Празднество завершилось всеобщим пиром. Гай на мосту, офицеры и солдаты в лодках уселись за столы и предавались вину и яствам до конца дня и всю ночь, которая была светла, как самый ясный день. Ибо не только мост, но и все побережье, образующее в этом месте полукруг, было так ярко освещено, что отсутствие солнца осталось незамеченным – Гай, возгордившись, превратил ночь в день, подобно тому как сделал морской пролив проезжей дорогой для пешеходов.

В конце пира Гай, разгоряченный избытком вина, устроил себе достойное развлечение, сбросив нескольких придворных с моста в море и потопив множество лодок, наполненных солдатами и простым народом, которые он атаковал судами с таранами. Некоторые утонули; другие, цеплявшиеся за корабли, были сброшены в море баграми и веслами; большинство, однако, спаслись, поскольку море было совершенно спокойно, что дало Гаю повод возгордиться еще больше, будто Нептун, устрашившись его, не посмел нарушить его удовольствий.

Безумные траты Гая на этот мост окончательно истощили его казну, и его единственным средством, как мы уже говорили, стали жестокость и грабеж. Но поскольку Рим и Италия, давно уже разоренные, не могли удовлетворить его алчность, он решил отправиться грабить Галлию под предлогом войны с германцами. Замысел вести войну был, как легко догадаться, единственным, который он выказывал, и с этого я начинаю.

Примечания:

[1] Это первый факт, сообщаемый Дионом в правление Гая, и кажется естественным предположить, что именно с этого новый принцепс начал.
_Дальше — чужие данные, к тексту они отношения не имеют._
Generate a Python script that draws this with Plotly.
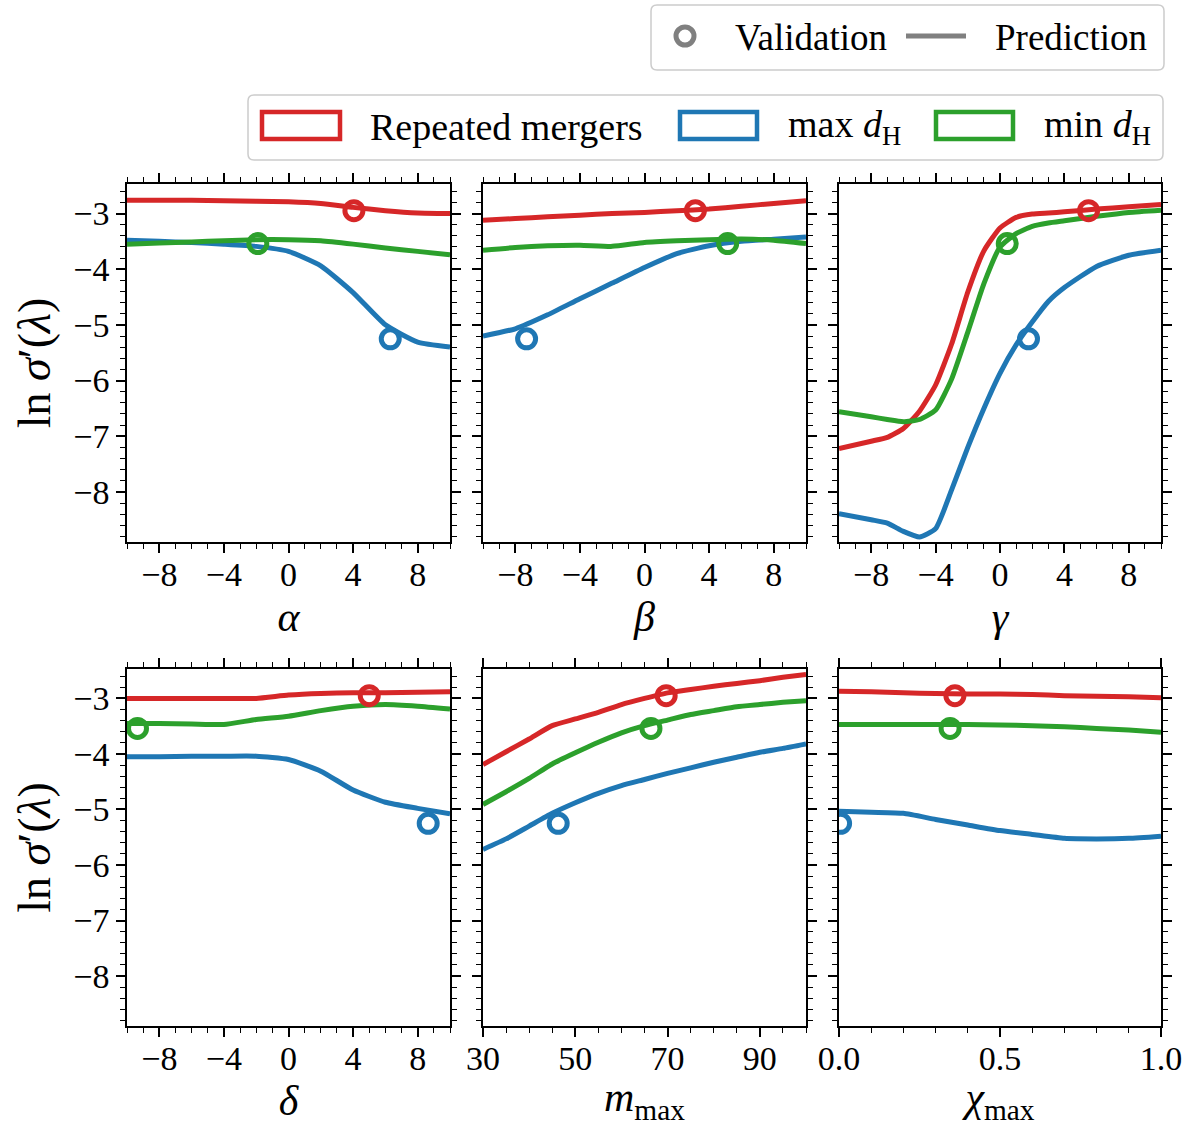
import plotly.graph_objects as go
from plotly.subplots import make_subplots

W, H = 1196, 1126
RED, BLUE, GREEN, GRAY = '#d62728', '#1f77b4', '#2ca02c', '#808080'
FONT = 'Liberation Serif, DejaVu Serif, serif'

# ---------------- data ----------------
alpha_x = [-10, -8, -6, -4, -2, 0, 2, 4, 6, 8, 10]
alpha_red = [-2.76, -2.76, -2.76, -2.77, -2.78, -2.79, -2.82, -2.89, -2.95, -2.99, -3.00]
alpha_blue = [-3.48, -3.50, -3.52, -3.55, -3.59, -3.68, -3.94, -4.42, -5.00, -5.31, -5.40]
alpha_green = [-3.55, -3.53, -3.51, -3.49, -3.47, -3.47, -3.49, -3.55, -3.62, -3.68, -3.74]

beta_x = [-10, -8, -6, -4, -2, 0, 2, 4, 6, 8, 10]
beta_red = [-3.12, -3.09, -3.06, -3.03, -3.00, -2.98, -2.95, -2.92, -2.87, -2.82, -2.77]
beta_blue = [-5.20, -5.07, -4.82, -4.53, -4.25, -3.97, -3.72, -3.58, -3.50, -3.46, -3.42]
beta_green = [-3.66, -3.61, -3.58, -3.57, -3.59, -3.52, -3.49, -3.47, -3.46, -3.48, -3.54]

gamma_x = [-10, -8, -7, -6, -5, -4, -3, -2, -1, 0, 1, 2, 3, 4, 6, 8, 10]
gamma_red = [-7.22, -7.09, -7.02, -6.86, -6.55, -6.08, -5.34, -4.41, -3.67, -3.26, -3.07, -3.01, -2.99, -2.97, -2.92, -2.88, -2.84]
gamma_blue = [-8.39, -8.50, -8.56, -8.71, -8.81, -8.66, -7.96, -7.20, -6.50, -5.87, -5.36, -4.95, -4.58, -4.33, -3.95, -3.75, -3.66]
gamma_green = [-6.56, -6.65, -6.70, -6.74, -6.70, -6.53, -5.97, -5.13, -4.26, -3.60, -3.36, -3.23, -3.17, -3.13, -3.05, -2.98, -2.94]

delta_x = [-10, -8, -6, -4, -2, 0, 2, 4, 6, 8, 10]
delta_red = [-3.00, -3.00, -3.00, -3.00, -3.00, -2.94, -2.91, -2.90, -2.90, -2.89, -2.88]
delta_blue = [-4.05, -4.05, -4.04, -4.04, -4.04, -4.10, -4.31, -4.65, -4.87, -4.98, -5.08]
delta_green = [-3.45, -3.45, -3.46, -3.47, -3.38, -3.32, -3.22, -3.14, -3.11, -3.14, -3.19]

mmax_x = [30, 35, 40, 45, 50, 55, 60, 65, 70, 75, 80, 85, 90, 95, 100]
mmax_red = [-4.19, -3.96, -3.73, -3.49, -3.37, -3.25, -3.11, -3.00, -2.90, -2.84, -2.78, -2.73, -2.68, -2.62, -2.57]
mmax_blue = [-5.72, -5.53, -5.30, -5.07, -4.88, -4.71, -4.57, -4.46, -4.35, -4.25, -4.15, -4.06, -3.97, -3.90, -3.82]
mmax_green = [-4.91, -4.68, -4.44, -4.18, -3.98, -3.79, -3.62, -3.49, -3.39, -3.29, -3.22, -3.15, -3.11, -3.07, -3.04]

chi_x = [0.0, 0.1, 0.2, 0.3, 0.4, 0.5, 0.6, 0.7, 0.8, 0.9, 1.0]
chi_red = [-2.87, -2.88, -2.90, -2.91, -2.92, -2.92, -2.93, -2.95, -2.96, -2.97, -2.99]
chi_blue = [-5.03, -5.05, -5.07, -5.18, -5.28, -5.38, -5.45, -5.52, -5.53, -5.52, -5.48]
chi_green = [-3.47, -3.47, -3.47, -3.47, -3.47, -3.48, -3.49, -3.51, -3.54, -3.57, -3.61]

# validation points: one per colour, x position per parameter
val_red_y, val_blue_y, val_green_y = -2.95, -5.25, -3.54
val_red_x = [4.05, 3.15, 5.5, 5.0, 69.7, 0.36]
val_blue_x = [6.3, -7.3, 1.77, 8.65, 46.3, 0.005]
val_green_x = [-1.9, 5.15, 0.45, -9.35, 66.4, 0.345]

param_labels = ['<i>α</i>', '<i>β</i>', '<i>γ</i>', '<i>δ</i>',
                '<i>m</i><sub>max</sub>', '<i>χ</i><sub>max</sub>']
ylabel = 'ln <i>σ</i>′(<i>λ</i>)'
legend_series = ['Repeated mergers', 'max <i>d</i><sub>H</sub>', 'min <i>d</i><sub>H</sub>']
legend_kinds = ['Validation', 'Prediction']

panels = [
    (alpha_x, alpha_red, alpha_blue, alpha_green),
    (beta_x, beta_red, beta_blue, beta_green),
    (gamma_x, gamma_red, gamma_blue, gamma_green),
    (delta_x, delta_red, delta_blue, delta_green),
    (mmax_x, mmax_red, mmax_blue, mmax_green),
    (chi_x, chi_red, chi_blue, chi_green),
]

x_ranges = [[-10, 10]] * 4 + [[30, 100], [0, 1]]
x_ticks = [dict(tick0=0, dtick=4, minor=1)] * 4 + [dict(tick0=30, dtick=20, minor=5),
                                                    dict(tick0=0, dtick=0.5, minor=0.1)]

fig = make_subplots(rows=2, cols=3)

for i, (px_, r_, b_, g_) in enumerate(panels):
    row, col = i // 3 + 1, i % 3 + 1
    for yv, c in [(r_, RED), (b_, BLUE), (g_, GREEN)]:
        fig.add_trace(go.Scatter(x=px_, y=yv, mode='lines',
                                 line=dict(color=c, width=5, shape='spline', smoothing=0.5),
                                 showlegend=False, hoverinfo='skip'), row=row, col=col)
    for xv, yv, c in [(val_red_x[i], val_red_y, RED), (val_blue_x[i], val_blue_y, BLUE),
                      (val_green_x[i], val_green_y, GREEN)]:
        fig.add_trace(go.Scatter(x=[xv], y=[yv], mode='markers',
                                 marker=dict(symbol='circle-open', size=18, color=c,
                                             line=dict(width=5, color=c)),
                                 showlegend=False, hoverinfo='skip'), row=row, col=col)

xdoms = [[127 / W, 450 / W], [483 / W, 806 / W], [839 / W, 1161 / W]]
ydoms = [[1 - 542 / H, 1 - 184 / H], [1 - 1026 / H, 1 - 669 / H]]

axis_common = dict(showgrid=False, zeroline=False, showline=True, linecolor='black',
                   linewidth=1.5, mirror='ticks', ticks='outside', ticklen=9, tickwidth=1.5,
                   tickcolor='black', automargin=False,
                   tickfont=dict(family=FONT, size=34, color='black'))

for i in range(6):
    row, col = i // 3, i % 3
    n = '' if i == 0 else str(i + 1)
    xt = x_ticks[i]
    xa = dict(axis_common, domain=xdoms[col], range=x_ranges[i], tickmode='linear',
              tick0=xt['tick0'], dtick=xt['dtick'], ticklabelstandoff=-8,
              minor=dict(ticks='outside', ticklen=5, tickwidth=1, tickcolor='black',
                         dtick=xt['minor'], tick0=xt['tick0']),
              title=dict(text=param_labels[i], font=dict(family=FONT, size=42, color='black'),
                         standoff=10))
    if i == 5:
        xa['tickformat'] = '.1f'
    ya = dict(axis_common, domain=ydoms[row], range=[-8.9, -2.47], tickmode='linear',
              tick0=0, dtick=1, showticklabels=(col == 0),
              minor=dict(ticks='outside', ticklen=5, tickwidth=1, tickcolor='black',
                         dtick=0.2, tick0=0))
    if col == 0:
        ya['title'] = dict(text=ylabel, font=dict(family=FONT, size=46, color='black'), standoff=8)
    fig.layout['xaxis' + n].update(xa)
    fig.layout['yaxis' + n].update(ya)


# ---------------- legends (drawn in pixel space) ----------------
def px(x):
    return x / W


def py(y):
    return 1 - y / H


def rounded_box(x0, y0, x1, y1, r=6):
    rx, ry = r / W, r / H
    X0, X1, Y0, Y1 = px(x0), px(x1), py(y0), py(y1)  # Y0 is top
    path = (f'M{X0 + rx},{Y0} L{X1 - rx},{Y0} Q{X1},{Y0} {X1},{Y0 - ry} '
            f'L{X1},{Y1 + ry} Q{X1},{Y1} {X1 - rx},{Y1} L{X0 + rx},{Y1} '
            f'Q{X0},{Y1} {X0},{Y1 + ry} L{X0},{Y0 - ry} Q{X0},{Y0} {X0 + rx},{Y0} Z')
    return dict(type='path', xref='paper', yref='paper', path=path,
                line=dict(color='#cccccc', width=1.5), fillcolor='white', layer='above')


shapes = [rounded_box(651, 5, 1164, 70), rounded_box(248, 95, 1163, 160)]
# validation symbol
shapes.append(dict(type='circle', xref='paper', yref='paper', x0=px(676), x1=px(694),
                   y0=py(45), y1=py(27), line=dict(color=GRAY, width=5), layer='above'))
# prediction symbol
shapes.append(dict(type='line', xref='paper', yref='paper', x0=px(906), x1=px(966),
                   y0=py(36), y1=py(36), line=dict(color=GRAY, width=5), layer='above'))
# series patches
for (x0, x1), c in zip([(262, 340), (680, 757), (936, 1013)], [RED, BLUE, GREEN]):
    shapes.append(dict(type='rect', xref='paper', yref='paper', x0=px(x0), x1=px(x1),
                       y0=py(139), y1=py(112), line=dict(color=c, width=4.5),
                       fillcolor='white', layer='above'))

annotations = list(fig.layout.annotations)
for txt, x in zip(legend_kinds, [733, 993]):
    annotations.append(dict(text=txt, x=px(x), y=py(37), xref='paper', yref='paper',
                            xanchor='left', yanchor='middle', showarrow=False,
                            font=dict(family=FONT, size=37, color='black')))
for txt, x in zip(legend_series, [368, 786, 1042]):
    annotations.append(dict(text=txt, x=px(x), y=py(127), xref='paper', yref='paper',
                            xanchor='left', yanchor='middle', showarrow=False,
                            font=dict(family=FONT, size=38, color='black')))

fig.update_layout(width=W, height=H, margin=dict(l=0, r=0, t=0, b=0, autoexpand=False),
                  paper_bgcolor='white', plot_bgcolor='white', showlegend=False,
                  shapes=shapes, annotations=annotations,
                  font=dict(family=FONT, color='black'))

fig.write_html('out.html')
По этой причине я предпочел Диона Светонию, который относит аннулирование завещания Тиберия лишь ко времени после прибытия Гая в Рим.

[2] Двести восемьдесят семь миллионов пятьсот тысяч ливров. Если следовать Светонию, к этой сумме следует добавить еще пятьдесят миллионов.

[3] СВЕТОНИЙ, «Калигула», 17.

[4] Десять тысяч ливров.

[5] Стоит отметить, что у римлян обычай провозглашать тост заключался в том, чтобы выпить первым, а затем передать кубок тому, кого приветствовали.

[6] Сто двадцать пять тысяч ливров = 204 580 франков по расчету г-на Летронна.

[7] ГОМЕР, «Илиада», II, 204.

[8] H μ» ἀνάειρ, ἢ ἐγὼ σέ.

(ГОМЕР, «Илиада», XXIII, 724.)

Смысл гомеровского отрывка: «Унеси меня, или я тебя унесу». Это Аякс, борясь с Улиссом, бросает ему такой вызов. Калигула также считал себя борцом, состязающимся с Юпитером. Поскольку это было бы не совсем понятно по-французски, я заменил эту идею близкой по смыслу.

[9] Один миллион двести пятьдесят тысяч ливров = 2 045 800 франков по расчету г-на Летронна.

[10] Один миллион сто двадцать пять тысяч ливров = 1 841 220 франков по расчету г-на Летронна.

[11] Следовательно, упомянутое событие должно было произойти до брака Гая с Цезонией, в промежутке между одним из предыдущих.

[12] Семьдесят пять миллионов ливров = 122 748 000 франков по расчету г-на Летронна.

[13] См. в «Римской истории», кн. VIII, §1, происхождение прозвища Торкват, которое носили Манлии. Прозвище Цинциннат было свойственно Квинкциям и стало особенно знаменитым благодаря тому прославленному диктатору, которого призвали от плуга. Cincinnus означает «локон волос». Видимо, первый из Квинкциев, получивший прозвище Цинциннат, имел от природы вьющиеся в локоны волос. Имя и особенность сохранялись в этом роду вплоть до времен Калигулы.

[14] Римские императоры всегда обслуживались своими рабами, а не знатью империи, как это принято у наших королей.

[15] Участники гонок в цирке делились на партии, различавшиеся по цветам. Их было четыре: красные, белые, зеленые и голубые.

[16] Дион говорит Баулы – загородная вилла на небольшом расстоянии от Бай, на том же побережье.